I like looking at the contrast between non-moon face, utter moon face and nearly gone moon face to remind myself that it wasn’t permanent.
I used to think I wasn’t very vain or fixated with my physical appearance. Then I realized it was because I’ve always been more or less comfortable with the way I looked, and when that was taken away from me by Prednisolone my self-esteem just crashed. It’s silly to be so preoccupied with how my face looked different – but being unable to recognize myself in photos was a shock, and when you’re only 22 and you feel like you’ve already lived your best looking days, it can feel like a huge loss.
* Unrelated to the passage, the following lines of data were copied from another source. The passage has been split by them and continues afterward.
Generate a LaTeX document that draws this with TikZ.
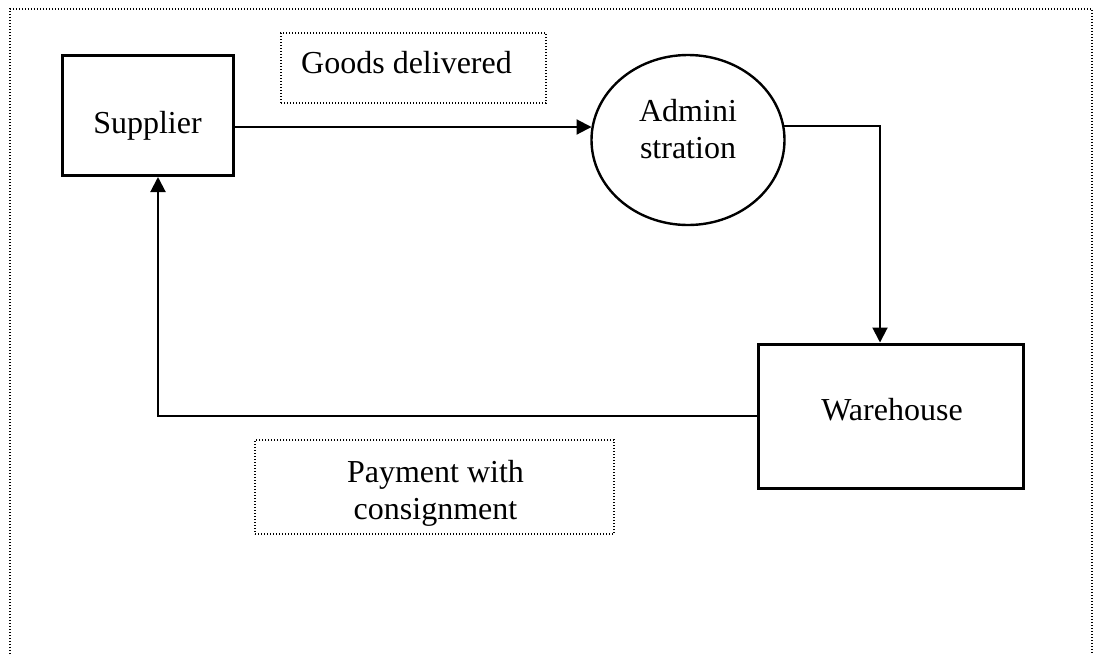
\documentclass[tikz,border=0pt]{standalone}
\usepackage{fontspec}
\setmainfont{Liberation Serif}
\usetikzlibrary{arrows.meta,shapes.geometric}
\begin{document}
\begin{tikzpicture}[x=1pt,y=-1pt,
  font=\fontsize{32}{37}\selectfont,
  box/.style={draw, line width=3pt, inner sep=0pt},
  lblbox/.style={draw, line width=1.2pt, dash pattern=on 1.2pt off 1.8pt, inner sep=0pt},
  txt/.style={inner sep=0pt, align=center},
  flow/.style={line width=2pt, -{Triangle[length=15pt,width=15pt]}},
  frame/.style={line width=1.2pt, dash pattern=on 1.2pt off 1.8pt}]
\useasboundingbox (0,0) rectangle (1094,654);
\draw[frame] (10,654) -- (10,9) -- (1092,9) -- (1092,654);

% shapes
\node[box, minimum width=171pt, minimum height=120pt] (sup) at (147.5,115.5) {};
\node[txt, anchor=base] (suptxt) at (147.5,133) {Supplier};

\node[box, ellipse, line width=2.4pt, minimum width=193pt, minimum height=170pt] (adm) at (688,140) {};
\node[txt] (admtxt) at (688,129) {Admini\\stration};

\node[box, minimum width=265pt, minimum height=144pt] (wh) at (890.5,416) {};
\node[txt, anchor=base] (whtxt) at (892,420) {Warehouse};

% label boxes
\node[lblbox, minimum width=265pt, minimum height=70pt] (gdbox) at (413.5,68) {};
\node[txt, anchor=base] (gdtxt) at (406.5,73) {Goods delivered};

\node[lblbox, minimum width=359pt, minimum height=94pt] (paybox) at (434.5,487) {};
\node[txt] (paytxt) at (435.5,493) {Payment with\\consignment};

% connectors
\draw[flow] ([yshift=-11.5pt]sup.east) -- ([yshift=-11.5pt]sup.east -| adm.172);
\draw[flow] (adm.8) -| ([xshift=-10.5pt]wh.north);
\draw[flow] (wh.west) -| ([xshift=10.5pt]sup.south);
\end{tikzpicture}
\end{document}
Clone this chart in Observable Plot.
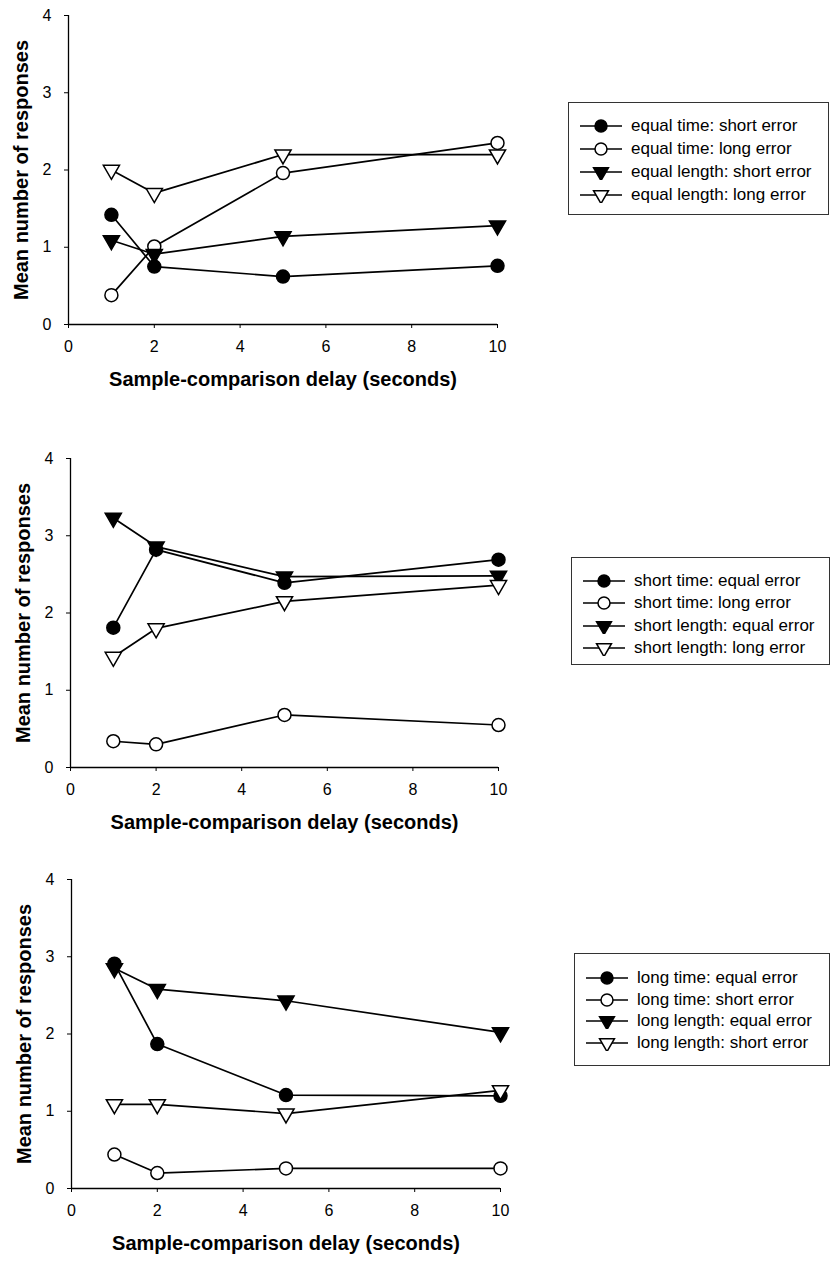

Chronic illness can take away a lot of things – self-esteem, carefree days, quality of life, as well as your health. It can also change things such as your physical appearance, way of life and even goals and ambitions. The impact isn’t just on your body in terms of organs or symptoms, but it has an impact on how you see life and yourself through a different lens. Even when you appear normal to others. And not being able to recognize your own face or feeling like it’s a face that isn’t yours adds to this. Your sense of personal identity changes.
So I increased my use of make-up, got extra layers in my hair, avoided contact lenses so my glasses could frame my face, felt silly getting dressed up feeling like I shouldn’t have bothered, avoided guys so I didn’t fall into the f***boy trap when I was feeling low, admired how my more confident friends could just expect guys to like them and only took selfies with filters. When one random classmate once told me how beautiful he thought I was, I nearly cried. Then I got angry with myself for how grateful I was to hear that from a random classmate, when it should be me telling myself that. I also had to deal with being unable to fit into some clothes and losing what little muscle mass I had.
Anyone on it can tell you – Prednisolone is a bitch.
I didn’t have any sudden revelation or overwhelming acceptance of who I am, sad to say. But hey, maybe this can just be a friendly reminder to myself and anyone else struggling with Prednisolone that it may not be permanent. And all those frustrating feelings you have, the times you want to cry – or have cried – we’ve all been there. There is a huge community of people who understand completely.
It’s hard for anyone when we live in a world that is image obsessed. But it helps to remember that your personality will always be awesome because you’re a fighter, a listener and a sympathizer.